If you're only used to cloud VMs that are setup for a single user or service, I guess your views would be different.
This is overwhelmingly the view for business and personal users. Settings like what you described are very rare nowadays.
No corporate IT department is timesharing users on a mainframe. It's just baremetal laptops or VMs on Windows with networked mountpoints.
When you have one OS that is used on devices from phones, to laptops, to servers, to HPC clusters, you're going to have this friction. Could Linux operate in a single-user mode? Of course. But does that really make sense for the other use-cases?
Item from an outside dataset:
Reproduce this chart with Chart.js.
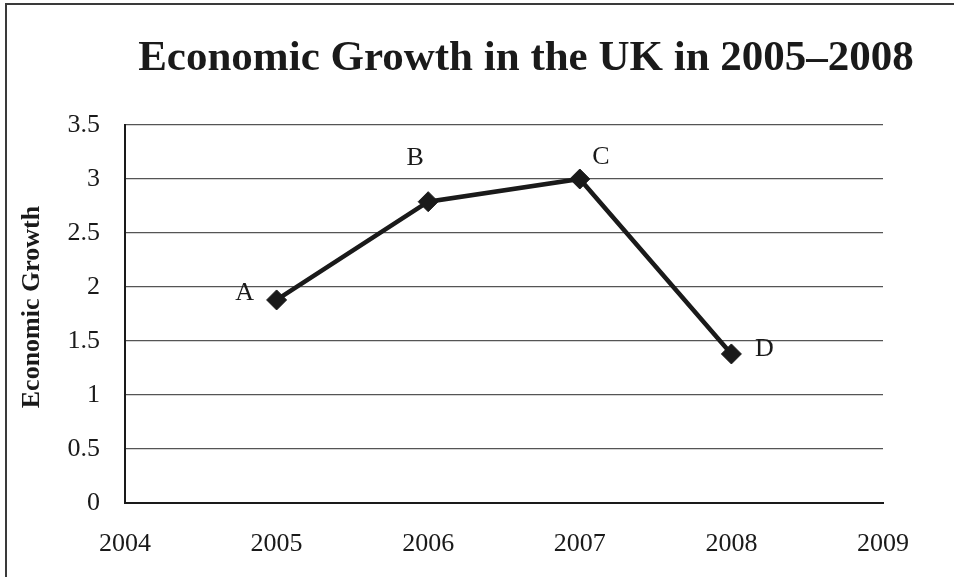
<!DOCTYPE html>
<html>
<head>
<meta charset="utf-8">
<script src="https://cdn.jsdelivr.net/npm/chart.js@4/dist/chart.umd.min.js"></script>
<style>
  html, body { margin: 0; padding: 0; background: #ffffff; }
  #wrap { position: relative; width: 954px; height: 577px; }
</style>
</head>
<body>
<div id="wrap"><canvas id="c" width="954" height="577"></canvas></div>
<script>
// ---- data ----
const chartTitle = 'Economic Growth in the UK in 2005–2008';
const yAxisTitle = 'Economic Growth';
const years = [2005, 2006, 2007, 2008];
const growth = [1.88, 2.79, 3.0, 1.38];
const pointLabels = ['A', 'B', 'C', 'D'];
const xTicks = [2004, 2005, 2006, 2007, 2008, 2009];
const yTicks = [0, 0.5, 1, 1.5, 2, 2.5, 3, 3.5];

const SERIF = '"Liberation Serif", "Times New Roman", Times, serif';

const points = years.map((y, i) => ({ x: y, y: growth[i] }));

// label offsets (styling) for A, B, C, D
const labelOffsets = [[-32, -7], [-13, -44], [21, -22], [33, -5]];

const decorPlugin = {
  id: 'decor',
  beforeDraw(chart) {
    const ctx = chart.ctx;
    ctx.save();
    ctx.fillStyle = '#ffffff';
    ctx.fillRect(0, 0, chart.width, chart.height);
    ctx.restore();
  },
  afterDraw(chart) {
    const ctx = chart.ctx;
    ctx.save();
    // outer frame (top and left edges visible)
    ctx.strokeStyle = '#3a3a3a';
    ctx.lineWidth = 2;
    ctx.beginPath();
    ctx.moveTo(6, chart.height);
    ctx.lineTo(6, 4);
    ctx.lineTo(chart.width, 4);
    ctx.stroke();
    // title
    ctx.fillStyle = '#1a1a1a';
    ctx.font = 'bold 43px ' + SERIF;
    ctx.textAlign = 'center';
    ctx.textBaseline = 'alphabetic';
    ctx.fillText(chartTitle, 526, 70);
    // y axis title
    ctx.save();
    ctx.translate(39, 307);
    ctx.rotate(-Math.PI / 2);
    ctx.font = 'bold 26px ' + SERIF;
    ctx.textAlign = 'center';
    ctx.textBaseline = 'alphabetic';
    ctx.fillText(yAxisTitle, 0, 0);
    ctx.restore();
    // point labels
    const meta = chart.getDatasetMeta(0);
    ctx.font = '26px ' + SERIF;
    ctx.textAlign = 'center';
    ctx.textBaseline = 'middle';
    meta.data.forEach((el, i) => {
      const off = labelOffsets[i];
      ctx.fillText(pointLabels[i], el.x + off[0], el.y + off[1]);
    });
    ctx.restore();
  }
};

new Chart(document.getElementById('c'), {
  type: 'line',
  data: {
    datasets: [{
      data: points,
      borderColor: '#1a1a1a',
      backgroundColor: '#1a1a1a',
      borderWidth: 4.5,
      pointStyle: 'rectRot',
      pointRadius: 10,
      pointHoverRadius: 10,
      pointBorderWidth: 1,
      pointBackgroundColor: '#1a1a1a',
      pointBorderColor: '#1a1a1a',
      tension: 0,
      fill: false
    }]
  },
  options: {
    responsive: false,
    animation: false,
    devicePixelRatio: 1,
    layout: { padding: { top: 125, right: 71, bottom: 0, left: 0 } },
    plugins: {
      legend: { display: false },
      title: { display: false },
      tooltip: { enabled: false }
    },
    scales: {
      x: {
        type: 'linear',
        min: xTicks[0],
        max: xTicks[xTicks.length - 1],
        afterBuildTicks(scale) { scale.ticks = xTicks.map(v => ({ value: v })); },
        afterFit(scale) { scale.height = 74; },
        grid: { display: false, drawTicks: false },
        border: { display: true, color: '#1a1a1a', width: 2 },
        ticks: {
          color: '#1a1a1a',
          font: { family: SERIF, size: 26 },
          padding: 26,
          maxRotation: 0,
          autoSkip: false,
          callback: v => String(v)
        }
      },
      y: {
        min: yTicks[0],
        max: yTicks[yTicks.length - 1],
        afterBuildTicks(scale) { scale.ticks = yTicks.map(v => ({ value: v })); },
        afterFit(scale) { scale.width = 125; },
        grid: { color: '#555555', lineWidth: 1.2, drawTicks: false },
        border: { display: true, color: '#1a1a1a', width: 2 },
        title: { display: false },
        ticks: {
          color: '#1a1a1a',
          font: { family: SERIF, size: 26 },
          padding: 25,
          autoSkip: false,
          callback: v => String(v)
        }
      }
    }
  },
  plugins: [decorPlugin]
});
</script>
</body>
</html>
Where i work, we have a lot of physical machines. The IT staff own the root account, and development teams get some sort of normal user accounts, with highly restricted sudo.
Yes. First, we use user level container systems like apptainer/singularity, and these containers run under the user itself.
This is also same for non academic HPC systems.
From schedulers to accounting, everything is done at user level, and we have many, many users.
It won’t change anytime soon.
Not a mainframe perhaps, but this sentiment is flat wrong otherwise, because that is how Citrix and RDS (fka Terminal Server) do app virtualization. It's an approach in widespread use both for enterprise mobile/remote access, and for thin clients in point of sale or booth applications. What's more, a *nix as the underlying infrastructure is far from unusual.
I have first-hand insider knowledge of two financial institutions that prefer this delivery model to manage the attack surface in retail settings, and a supermarket chain that prefers it because employee theft is seen as a problem. It’s also a model that is easy to describe and pitch to corporate CIOs, which is undoubtedly a merit in the eyes of many project managers.
One of the above financial institutions actually does still have an entire department of users logged in to an S/390 rented from IBM. They’ve been trying to discontinue the mainframe for years. I’m told there are similar continuing circumstances in airline reservations and credit card schemes; not just transaction processing, but connected interactive user sessions.
This is what corporate IT actually looks like. It is super different to the tech environments and white-collar head offices many of us think are the universal exemplar.
Are they? My understanding was that by default, the `dockerd` (or whatever) is root and then all containers map to the same non-privileged user.
I understand academia has lots of different accounts.
Hence all containers are isolated from each other, not only at process level, but at user + cgroup level too.
Apptainer: https://apptainer.org
Second, there are the jobs users submit. These are often executed on separate nodes and the usage is managed. Here you have both user and cgroup limits in place. The cgroups make sure that the jobs on have the required resources. The user authentication makes sure that the job can read/write data as the user. This was the user can work with their data on the interactive nodes.
So the two different systems have different rationales, and both are needed. It all depends on the context.
The primary point of user-authentication is that we need to be able to read/write data and programs. So you have to have a user-level authentication mechanism someplace to be able to read and write data. cgroups are used primarily for restricting resources, so those two sets of restrictions are largely orthogonal to each other.
Second, user-authentication is almost always backed (at least on interactive nodes) by an LDAP or some other networked mechanism, so I'm not sure what "cloud" or "k8s" really adds here.
If you're trying to say that we should just run HPC jobs in the cloud, that's an option. It's not necessarily a great option from a long-term budget perspective, but it's an option.